WRITTEN INSTRUCTION: Counting only lines that hold "Python", give the total and nothing more.

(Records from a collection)
════════════════

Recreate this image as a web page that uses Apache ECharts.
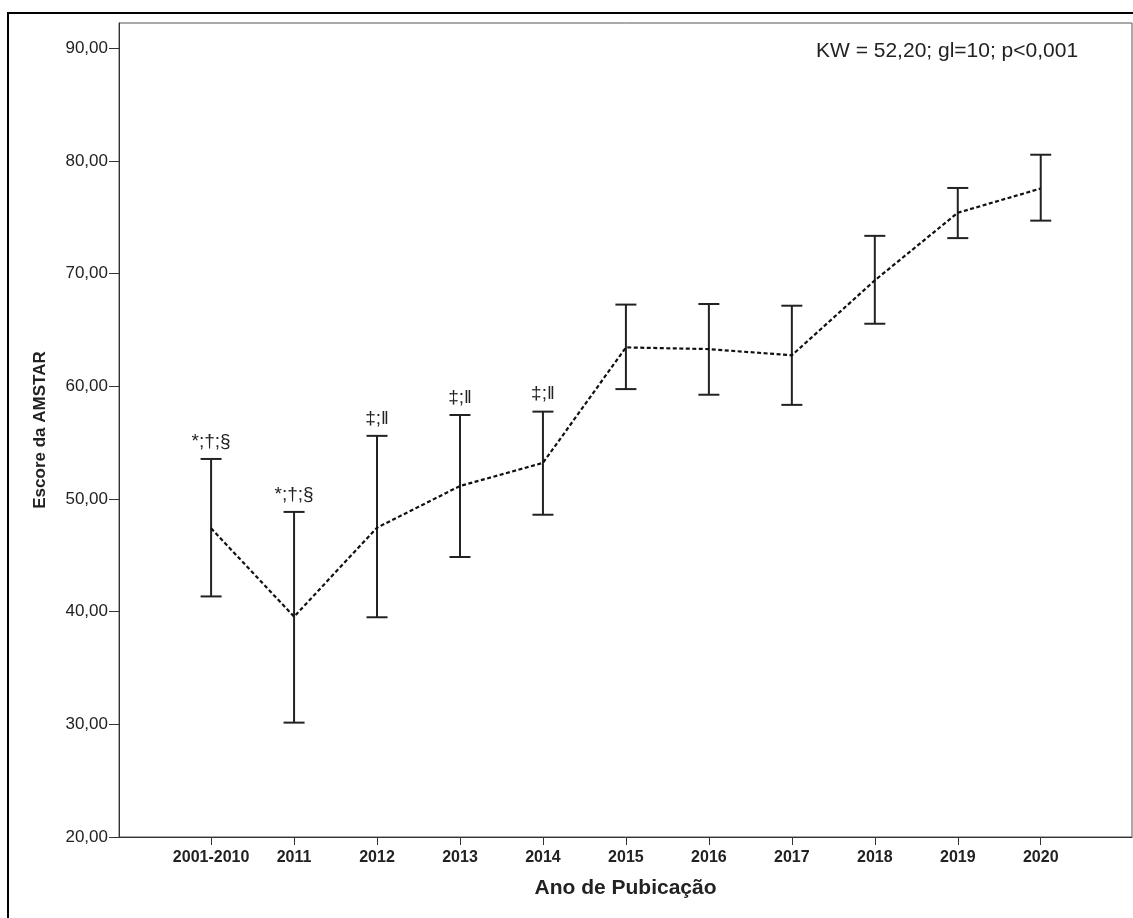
<!DOCTYPE html>
<html>
<head>
<meta charset="utf-8">
<script src="https://cdn.jsdelivr.net/npm/echarts@6/dist/echarts.min.js"></script>
<style>
html,body{margin:0;padding:0;background:#fff;}
#chart{width:1133px;height:918px;}
</style>
</head>
<body>
<div id="chart"></div>
<script>
// ---- data ----
const categories = ['2001-2010','2011','2012','2013','2014','2015','2016','2017','2018','2019','2020'];
const meanValues  = [47.4, 39.55, 47.45, 51.15, 53.2, 63.45, 63.3, 62.75, 69.4, 75.4, 77.55];
const upperValues = [53.55, 48.85, 55.6, 57.45, 57.75, 67.25, 67.3, 67.15, 73.35, 77.6, 80.55];
const lowerValues = [41.35, 30.15, 39.5, 44.85, 48.6, 59.75, 59.25, 58.35, 65.55, 73.15, 74.7];
const annotations = ['*;\u2020;\u00a7','*;\u2020;\u00a7','\u2021;\u2016','\u2021;\u2016','\u2021;\u2016','','','','','',''];
const yTickValues = [20,30,40,50,60,70,80,90];
const xTickValues = [0,1,2,3,4,5,6,7,8,9,10];
const statText = 'KW = 52,20; gl=10; p<0,001';
const xTitle = 'Ano de Pubicação';
const yTitle = 'Escore da AMSTAR';

const regular = "'Liberation Sans',Arial,sans-serif";

const chart = echarts.init(document.getElementById('chart'), null, {renderer:'canvas'});

const option = {
  animation: false,
  backgroundColor: '#fff',
  grid: {left: 119, top: 23, right: 1, bottom: 81, show: true, borderColor: '#555', borderWidth: 1},
  graphic: [
    {type:'rect', shape:{x:8, y:13, width:1400, height:1200}, style:{fill:null, stroke:'#000', lineWidth:2}, z: 100, silent:true},
    {type:'text', left: 816, top: 41, style:{text: statText, font: '21px ' + regular, fill:'#222'}}
  ],
  xAxis: {
    type: 'value',
    min: -1.11, max: 11.1,
    name: xTitle, nameLocation: 'middle', nameGap: 41,
    nameTextStyle: {fontFamily: regular, fontSize: 21, fontWeight: 'bold', color:'#222'},
    splitLine: {show:false},
    axisLine: {show:true, onZero:false, lineStyle:{color:'#333', width:1}},
    axisTick: {show:true, length:8, customValues: xTickValues, lineStyle:{color:'#333'}},
    axisLabel: {customValues: xTickValues, margin: 13, fontFamily: regular, fontWeight:'bold', fontSize: 16, color:'#222',
      formatter: v => categories[Math.round(v)] || ''}
  },
  yAxis: {
    type: 'value',
    min: 20, max: 92.24,
    name: yTitle, nameLocation: 'middle', nameGap: 70,
    nameTextStyle: {fontFamily: regular, fontSize: 17, fontWeight: 'bold', color:'#222'},
    splitLine: {show:false},
    axisLine: {show:true, onZero:false, lineStyle:{color:'#333', width:1}},
    axisTick: {show:true, length:10, customValues: yTickValues, lineStyle:{color:'#333'}},
    axisLabel: {customValues: yTickValues, margin: 11, fontFamily: regular, fontSize: 17, color:'#222',
      formatter: v => v.toFixed(2).replace('.', ',')}
  },
  series: [
    {
      type: 'line',
      data: categories.map((c, i) => [i, meanValues[i]]),
      symbol: 'none',
      lineStyle: {color:'#111', width: 2.2, type: [4, 2.5]},
      z: 4
    },
    {
      type: 'custom',
      data: categories.map((c, i) => [i, lowerValues[i], upperValues[i]]),
      encode: {x: 0, y: [1, 2]},
      z: 3,
      renderItem: function (params, api) {
        const x = api.value(0);
        const lo = api.coord([x, api.value(1)]);
        const hi = api.coord([x, api.value(2)]);
        const half = 10.5;
        const st = {stroke:'#222', lineWidth: 2};
        const children = [
          {type:'line', shape:{x1:lo[0], y1:lo[1], x2:hi[0], y2:hi[1]}, style: st},
          {type:'line', shape:{x1:hi[0]-half, y1:hi[1], x2:hi[0]+half, y2:hi[1]}, style: st},
          {type:'line', shape:{x1:lo[0]-half, y1:lo[1], x2:lo[0]+half, y2:lo[1]}, style: st}
        ];
        const ann = annotations[params.dataIndex];
        if (ann) {
          children.push({type:'text', style:{text: ann, x: hi[0], y: hi[1] - 8, align:'center', verticalAlign:'bottom',
            fontFamily: regular, fontSize: 19, fill:'#222'}});
        }
        return {type:'group', children: children};
      }
    }
  ]
};
chart.setOption(option);
</script>
</body>
</html>
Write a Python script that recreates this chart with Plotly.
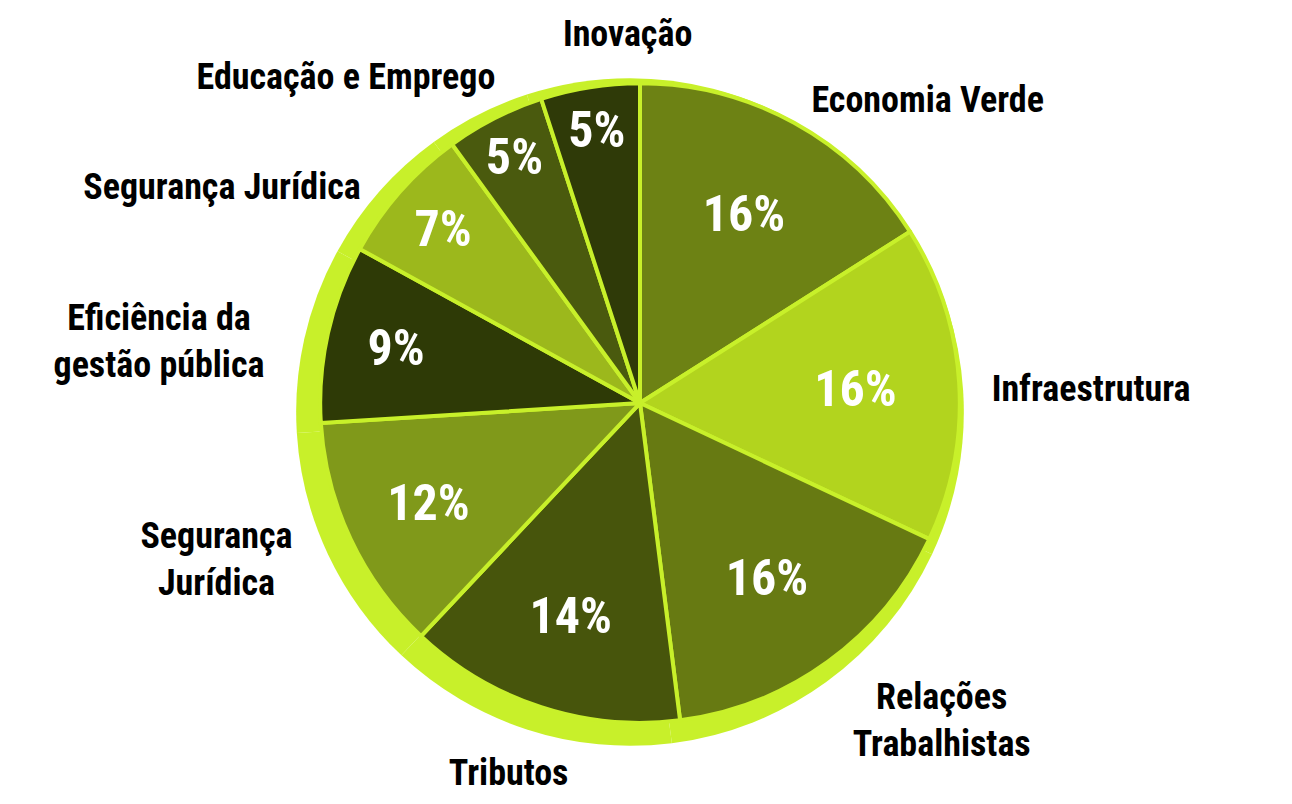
import plotly.graph_objects as go

# slice data, clockwise from 12 o'clock
labels = ["Economia Verde", "Infraestrutura", "Relações<br>Trabalhistas", "Tributos",
          "Segurança<br>Jurídica", "Eficiência da<br>gestão pública", "Segurança Jurídica",
          "Educação e Emprego", "Inovação"]
values = [16, 16, 16, 14, 12, 9, 7, 5, 5]
colors = ["#6d8214", "#b2d41e", "#677a12", "#47550c", "#80991a",
          "#2e3a06", "#9cb81c", "#4a5a0e", "#2f3a08"]

LIME = "#c8f02a"
FONT = "Roboto Condensed, DejaVu Sans Condensed, DejaVu Sans, sans-serif"
W, H = 1292, 804
DX, DY, K = -8, -7, 1.005   # screen calibration (page margin)

# small per-label nudges (px) so the outside labels sit like the original
nudge = [(1, 13), (-1, -1), (-7, -6), (58, 6), (4, -11), (1, 9), (6, 18), (36, -4), (128, -9)]


def dom(cx, cy, r):
    # pixel circle -> paper domain
    cx, cy, r = cx + DX, cy + DY, r * K
    return dict(x=[(cx - r) / W, (cx + r) / W], y=[1 - (cy + r) / H, 1 - (cy - r) / H])


fig = go.Figure()

# lime backing disc, a little bigger and shifted down-left
fig.add_trace(go.Pie(
    labels=labels, values=values, sort=False, direction="clockwise", rotation=0,
    domain=dom(630, 410, 333), textinfo="none", hoverinfo="skip",
    marker=dict(colors=[LIME] * len(values), line=dict(color=LIME, width=0)),
    showlegend=False,
))

# invisible wider pies that only carry the outside category labels,
# one per label so plotly doesn't shove them around
for i, (nx, ny) in enumerate(nudge):
    txt = [""] * len(labels)
    txt[i] = labels[i]
    fig.add_trace(go.Pie(
        labels=labels, values=values, sort=False, direction="clockwise", rotation=0,
        domain=dom(630 + nx, 410 + ny, 352), text=txt, textinfo="text", textposition="outside",
        outsidetextfont=dict(family=FONT, size=36, color="#000000", weight="bold"),
        marker=dict(colors=["rgba(0,0,0,0)"] * len(values), line=dict(width=0)),
        hoverinfo="skip", showlegend=False,
    ))

# main pie with percentages
fig.add_trace(go.Pie(
    labels=labels, values=values, sort=False, direction="clockwise", rotation=0,
    domain=dom(640, 401, 319), textinfo="percent", textposition="inside",
    texttemplate="%{percent:.0%}", insidetextorientation="horizontal",
    insidetextfont=dict(family=FONT, size=50, color="#ffffff", weight="bold"),
    marker=dict(colors=colors, line=dict(color=LIME, width=4)),
    showlegend=False,
))

fig.update_layout(
    width=W, height=H,
    margin=dict(l=0, r=0, t=0, b=0),
    paper_bgcolor="#ffffff",
    plot_bgcolor="#ffffff",
    showlegend=False,
)

fig.write_html("out.html")
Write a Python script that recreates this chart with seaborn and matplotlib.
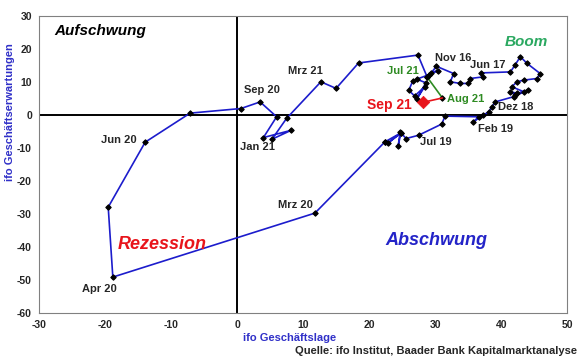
"""
ifo Konjunkturuhr: Geschäftslage vs. Geschäftserwartungen (Saldo), 2016-2021.
"""
import numpy as np
import pandas as pd
import matplotlib
matplotlib.use("Agg")
import matplotlib.pyplot as plt
import seaborn as sns

# ── Data ──────────────────────────────────────────────────────────────────────
months = pd.date_range("2016-01", "2021-09", freq="MS")

lage = [
    26.6, 26.0, 26.9, 28.4, 27.2, 28.6, 27.2, 29.0, 30.4, 29.4,      # 2016 Jan-Okt
    30.2, 32.8,                                                        # Nov-Dez 16
    32.3, 33.8, 35.0, 35.3, 37.3, 37.0, 41.4, 42.1, 42.9, 43.9, 45.9, 45.4,  # 2017
    43.4, 42.4, 41.6, 43.4, 42.4, 41.4, 42.1, 44.0, 41.9, 39.1, 38.6, 38.1,  # 2018
    37.3, 35.8, 36.6, 31.5, 31.0, 27.5, 25.6, 24.7, 24.4, 24.8, 22.9, 24.9,  # 2019
    22.4, 22.4, 11.8, -18.8, -19.5, -13.9, -7.1, 0.6, 3.5, 6.0, 4.0, 8.2,    # 2020
    5.3, 7.5, 12.7, 15.0, 18.4, 27.4, 28.8, 31.1, 28.2,              # 2021
]
erwartungen = [
    10.3, 7.5, 5.8, 8.6, 4.8, 9.8, 10.9, 12.2, 13.5, 12.8,
    14.8, 12.6,
    10.1, 9.6, 9.6, 11.1, 11.6, 12.8, 13.1, 15.2, 17.7, 15.7, 12.6, 11.1,
    10.6, 10.1, 8.6, 7.1, 6.6, 7.1, 6.1, 7.6, 5.6, 4.0, 2.5, 1.0,
    0.0, -2.0, -0.5, -0.3, -2.7, -6.1, -7.1, -5.1, -9.4, -5.4, -8.4, -5.3,
    -8.1, -8.1, -29.7, -49.1, -27.9, -8.2, 0.6, 2.0, 4.0, -0.5, -6.8, -4.6,
    -7.3, -1.0, 10.1, 8.1, 15.8, 18.2, 11.5, 5.2, 3.9,
]
n = min(len(months), len(lage), len(erwartungen))
df = pd.DataFrame({"month": months[:n], "lage": lage[:n], "erw": erwartungen[:n]})

# month labels shown in the chart: (label, text x, text y)
month_labels = [
    ("Nov 16", 30.0, 17.3), ("Jun 17", 35.3, 15.2), ("Dez 18", 39.5, 2.4),
    ("Feb 19", 36.5, -4.2), ("Jul 19", 27.7, -8.2), ("Mrz 20", 6.2, -27.3),
    ("Apr 20", -23.5, -52.7), ("Jun 20", -20.6, -7.6), ("Sep 20", 1.1, 7.6),
    ("Jan 21", 0.5, -9.7), ("Mrz 21", 7.7, 13.4),
]

BLUE = "#1c1ccc"
GREEN = "#2e8b22"
RED = "#e8141b"
LABEL_BLUE = "#3030c8"

# ── Style ─────────────────────────────────────────────────────────────────────
sns.set_style("white")
plt.rcParams["font.family"] = ["Liberation Sans", "DejaVu Sans"]
plt.rcParams["font.weight"] = "bold"
plt.rcParams["axes.unicode_minus"] = False

fig = plt.figure(figsize=(5.8, 3.59), dpi=100)
ax = fig.add_axes([0.067, 0.128, 0.911, 0.827])

ax.axhline(0, color="black", linewidth=1.4, zorder=1)
ax.axvline(0, color="black", linewidth=1.4, zorder=1)

main = df.iloc[:-2]
sns.lineplot(data=main, x="lage", y="erw", sort=False, estimator=None,
             color=BLUE, linewidth=1.2, marker="D", markersize=2.8,
             markerfacecolor="black", markeredgecolor="black", ax=ax, zorder=3)
sns.lineplot(data=df.iloc[-3:-1], x="lage", y="erw", sort=False, estimator=None,
             color=GREEN, linewidth=1.2, marker="D", markersize=2.8,
             markerfacecolor="black", markeredgecolor="black", ax=ax, zorder=4)
sns.lineplot(data=df.iloc[-2:], x="lage", y="erw", sort=False, estimator=None,
             color=RED, linewidth=1.2, ax=ax, zorder=4)
sns.scatterplot(data=df.iloc[-1:], x="lage", y="erw", color=RED, marker="D",
                s=40, edgecolor=RED, ax=ax, zorder=5)

for text, tx, ty in month_labels:
    ax.text(tx, ty, text, fontsize=8, fontweight="bold", ha="left", va="center")
ax.text(22.7, 13.4, "Jul 21", fontsize=8, fontweight="bold", color=GREEN, va="center")
ax.text(31.8, 4.8, "Aug 21", fontsize=8, fontweight="bold", color=GREEN, va="center")
ax.text(19.7, 3.0, "Sep 21", fontsize=10, fontweight="bold", color=RED, va="center")

# quadrant names
ax.text(-27.6, 25.5, "Aufschwung", fontsize=11, fontweight="bold", style="italic",
        color="black", va="center")
ax.text(40.6, 22.1, "Boom", fontsize=11, fontweight="bold", style="italic",
        color="#2aa860", va="center")
ax.text(-18.0, -39.1, "Rezession", fontsize=13, fontweight="bold", style="italic",
        color=RED, va="center")
ax.text(22.4, -37.9, "Abschwung", fontsize=13, fontweight="bold", style="italic",
        color="#2424c8", va="center")

ax.set_xlim(-30, 50)
ax.set_ylim(-60, 30)
ax.set_xticks(np.arange(-30, 51, 10))
ax.set_yticks(np.arange(-60, 31, 10))
ax.tick_params(axis="both", direction="out", length=3, width=0.8,
               color="#808080", labelsize=7.5, pad=2)
for lbl in ax.get_xticklabels() + ax.get_yticklabels():
    lbl.set_fontweight("bold")
for sp in ax.spines.values():
    sp.set_color("#808080")
    sp.set_linewidth(0.8)
ax.set_xlabel("")
ax.set_ylabel("")

fig.text(290 / 580, 1 - 338 / 359, "ifo Geschäftslage", color=LABEL_BLUE,
         fontsize=8, fontweight="bold", ha="center", va="center")
fig.text(10 / 580, 1 - 112 / 359, "ifo Geschäftserwartungen", color=LABEL_BLUE,
         fontsize=8, fontweight="bold", ha="center", va="center", rotation=90)
fig.text(577 / 580, 1 - 351 / 359, "Quelle: ifo Institut, Baader Bank Kapitalmarktanalyse",
         fontsize=8, fontweight="bold", ha="right", va="center")

fig.savefig("out.png", dpi=100)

════════════════

TASK RESULT: 2